The goal isn't keeping everyone maximally utilized. The goal is creating a continuous flow of value from idea to customer. These are not the same thing.

# The economic reality

These three principles aren't exclusive to agile. They're economic laws that apply whenever you're building something new with uncertainty.

Most agile transformations fail because they focus on process (standups, retros, points, velocity) instead of the fundamentals. Operating this way is like trying to improve a factory by giving everyone uniforms.

The best organizations don't just tack on agile ceremonies. They recognize that the ceremonies are just instantiations of some key principles (and that it's the principles that matter, not the process):

  • They optimize for learning speed, not resource utilization
  • They measure cycle time, not story points
  • They treat development as discovery, not production
  • They design for rapid feedback, not comprehensive planning

The transformation isn't about adopting frameworks. It's about accepting that software development is fundamentally different from other work and that you can't shoehorn product development into processes designed for different work.

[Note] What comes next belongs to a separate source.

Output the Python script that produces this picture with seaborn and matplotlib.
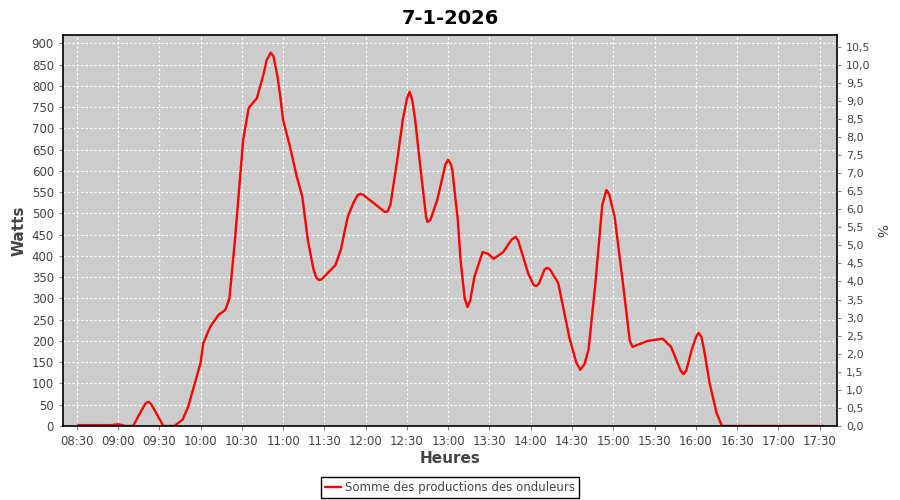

Here's the contrarian truth: "agile" isn't a methodology you implement. It's what happens naturally when you organize teams around the economic realities of software development. The ceremonies and frameworks are just scaffolding—useful temporarily, but not the actual building.

Organizations that understand this become learning machines. They adapt to market changes before competitors recognize what's happening. In a world where software advantages compound, that's the only sustainable edge.